In the case at bar, even if the respondent’s motion for a
determination of probable cause and examination of witnesses may be considered
for the nonce as his motion for a provisional dismissal of Criminal Cases Nos.
Q-99-81679 to Q-99-81689, however, the heirs of the victims were not notified
thereof prior to the hearing on said motion on March 22, 1999.

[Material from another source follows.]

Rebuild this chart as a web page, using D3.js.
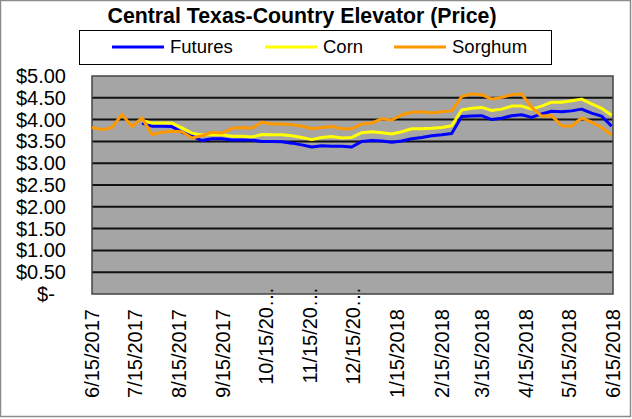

2) YES. The Court agrees with the petitioners that to apply
the time-bar retroactively so that the two-year period commenced to run on
March 31, 1999 when the public prosecutor received his copy of the resolution
of Judge Agnir, Jr. dismissing the criminal cases is inconsistent with the
intendment of the new rule. Instead of giving the State two years to revive
provisionally dismissed cases, the State had considerably less than two years
to do so. Thus, Judge Agnir, Jr. dismissed Criminal Cases Nos. Q-99-81679 to
Q-99-81689 on March 29, 1999. The new rule took effect on December 1, 2000. If
the Court applied the new time-bar retroactively, the State would have only one
year and three months or until March 31, 2001 within which to revive these
criminal cases. The period is short of the two-year period fixed under the new
rule. On the other hand, if the time limit is applied prospectively, the State
would have two years from December 1, 2000 or until December 1, 2002 within
which to revive the cases. This is in consonance with the intendment of the new
rule in fixing the time-bar and thus prevent injustice to the State and avoid
absurd, unreasonable, oppressive, injurious, and wrongful results in the
administration of justice.
The period from April 1, 1999 to November 30, 1999 should be
excluded in the computation of the two-year period because the rule prescribing
it was not yet in effect at the time and the State could not be expected to
comply with the time-bar. It cannot even be argued that the State waived its
right to revive the criminal cases against respondent or that it was negligent
for not reviving them within the two-year period under the new rule.